Entropy Scorer interpretation in clustering

mauuuuu5 · September 2, 2015, 6:33am

Hi guys, I am applying the Entropy Scorer to evaluate the cluster against a reference cluster and I beg you if you can help me with these questions.

1. Is the reference cluster something like a benchmark cluster to know if the cluster that I am using to make the comparisson is "better" or "worse"?

2. Despite the previous question I want to know if the following results are correct, basically I am comparing a Kmeans vs a Fuzzy C means and viceversa.

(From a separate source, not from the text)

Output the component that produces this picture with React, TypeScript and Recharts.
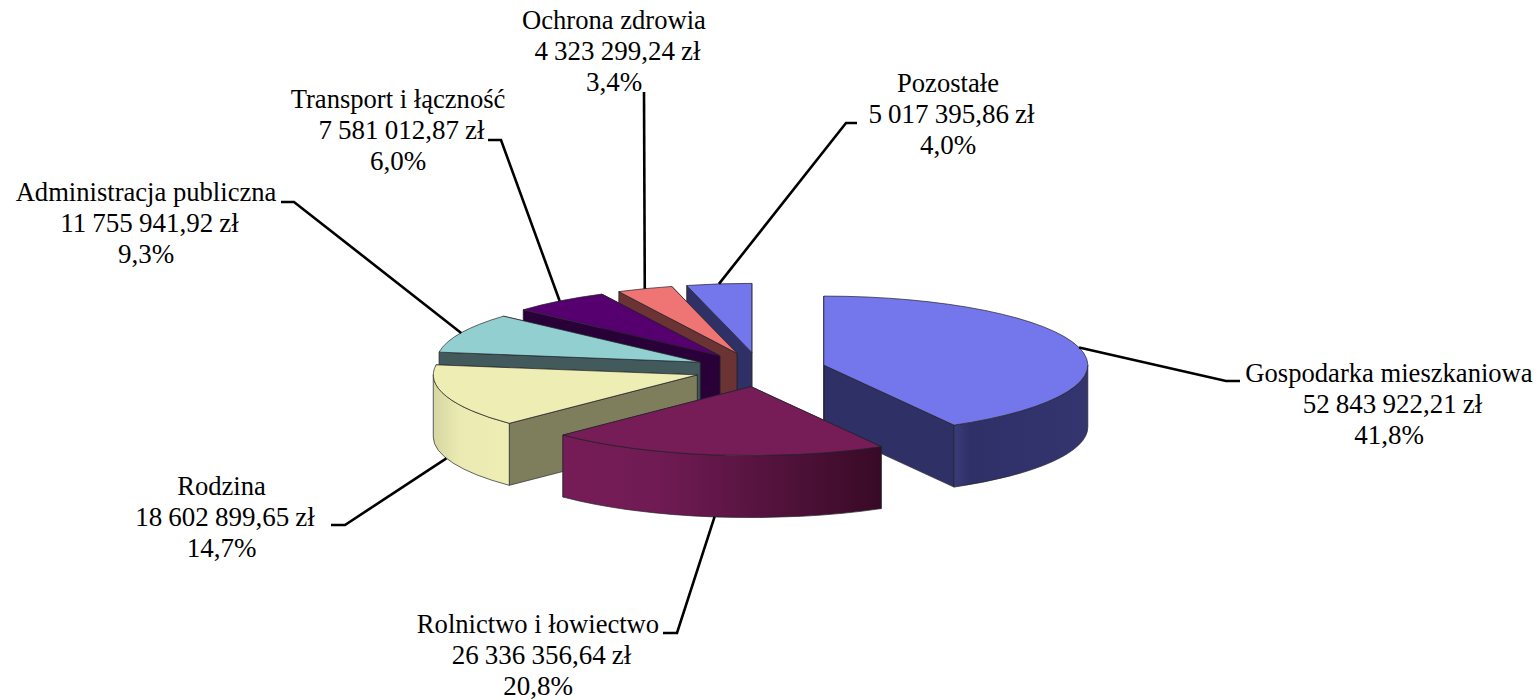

Fuzzy C means as Reference cluster vs Kmeans

Score	Value
Entropy:	0,477
Quality:	0,699

Kmeans as Reference vs Fuzzy C Means

Score	Value
Entropy:	0,4434
Quality:	0,7203

So I wonder if the Fuzzy C Means is better over the Kmeans as the quality is higher (0,7203) when I use the latter as reference.

Thank you

entropy_scorer.zip

wiswedel · October 29, 2015, 12:48pm

As for question 1: Yes, a reference clustering is like a benchmark. For each group in this reference it looks at the purity (entropy based) in your calculated clustering result. If it's a pure (all the same values) you have a low/0 entropy and the score goes up. If it's all mixed up (high entropy) the score goes down. This is done for all groups and the scores are aggregated. Note that when you have many groups in your reference you naturally get a higher score as the groups get smaller (think of 1 record per group - it's pure by definition).

Question 2) My first reaction was: No, makes no sense as you are missing the ground truth and the notion of "better" is fuzzy in clustering tasks. But the question is a good one as you presumably have the same count (c/k) and your algorithms also have the same bias (center based). I think all it means is that your fuzzy c-means clustering better matches your k-means than your k-means matches the c-means output (if that makes sense?) - but they can still both suck or be good.

Thanks for giving me 5min of interesting thoughts!